The different gospel accounts taken together give us a full picture of the evening’s events. For instance, both Matthew and John tell of how Jesus wrapped a servant’s towel around his waist and washed his disciple’s feet in order to prepare them for the humiliations he would endure upon the cross. John’s account  includes Jesus’ powerful discourse on the coming of the Holy Spirit. Luke’s account gives central focus to the institution of the Lord’s Supper. Jesus instituted this new “meal” as the fulfillment of the Passover meal which God’s people had observed since their liberation from Egypt. Just as the Passover meal served as a covenant renewal ceremony, so too would the Lord’s Supper.
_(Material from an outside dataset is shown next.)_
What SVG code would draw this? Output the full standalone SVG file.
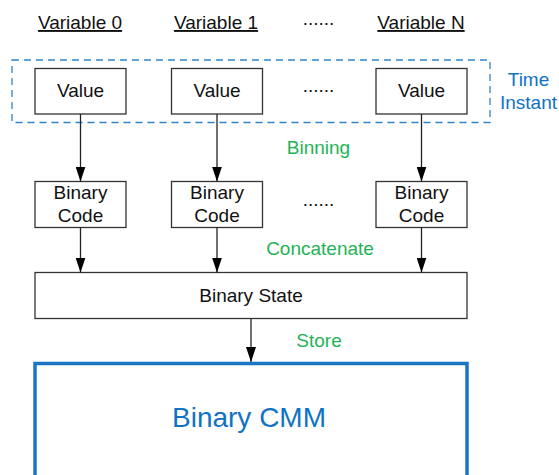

Just as the Passover meal reminded the people of the Lord’s deliverance, so too would the Lord’s Supper. But this new meal would not look back upon a deliverance from physical oppression but from that deeper and deadlier slavery to sin and death.

Ever since Jesus’ final meal with his disciples prior to his death, the Lord’s Supper has been a principal mark of Christian identity and a chief feature of Christian worship. We call it a sacrament because it is a sign which points to something beyond itself. The symbolic nature of the bread and cup point to the price that was paid for our redemption. And, as Jesus indicated to the disciples, it directs our gaze to the coming kingdom when Jesus will welcome all of the redeemed throughout history to his everlasting table of fellowship.